Whether I’m facilitating a leadership retreat, coaching a client, or helping an organization navigate change, my role is the same: to create the conditions where people can slow down, think more clearly, and move forward together.
Why I often work outdoors.
If I have the choice, I’d rather facilitate a conversation on a trail than in a boardroom.
I’ve watched leadership teams have breakthrough conversations while walking through the woods, paddling a canoe, or simply taking a lap around the block. Something changes when we move.
The pace slows. Hierarchy softens. Silence feels natural instead of uncomfortable. We spend less energy performing and more energy paying attention.
Research increasingly supports what many of us have experienced firsthand: time in nature can restore attention, reduce stress, and encourage more creative and flexible thinking. Walking side by side also changes the rhythm of conversation in ways that make it easier to listen, reflect, and explore difficult questions.
That doesn’t mean every meeting belongs outdoors.

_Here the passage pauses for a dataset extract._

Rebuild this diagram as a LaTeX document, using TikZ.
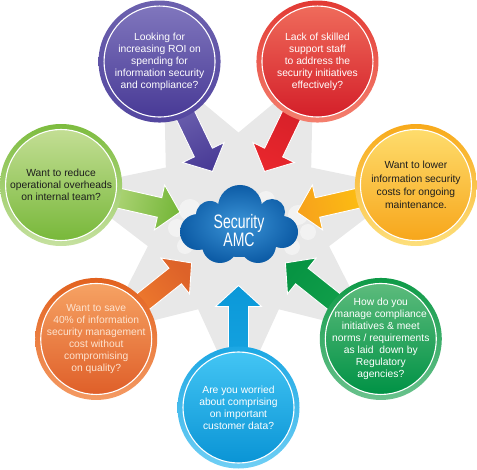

It does mean that where - and how - we meet shapes what becomes possible.
Grounded in reflection. Oriented towards action.
Reflection matters because awareness comes before change.
Most people already have a sense of what’s getting in the way. Organizations usually know where the friction exists. Teams often recognize the conversations they’ve been avoiding.
The challenge isn’t finding more information.
It is creating enough space to see clearly.
Reflection helps us notice the patterns, assumptions, and habits that quietly shape how we lead and work together.
But reflection is only half the process.
The goal isn’t to leave a retreat feeling inspired. It is to return to work knowing what needs to happen next - and having the commitment to make it happen.
And insight matters, because it can lead to action.
The principles that guide my work
Curiosity before certainty.
The best ideas usually emerge after we stop trying to prove we are right.
Move forward together.
My work isn’t to solve problems for clients. It’s to help leaders, teams, and organizations see their situation more clearly so they can solve the right problems together.
Relationships before solutions.
People support what they help create. Trust isn’t a byproduct of good work - it’s what makes good work possible.
Awareness before action.
We can’t change patterns we haven’t noticed.
Create the conditions.
Lasting change doesn’t happen because someone delivered the perfect presentation. It happens when people feel safe enough to think honestly, challenge assumptions, and imagine something different.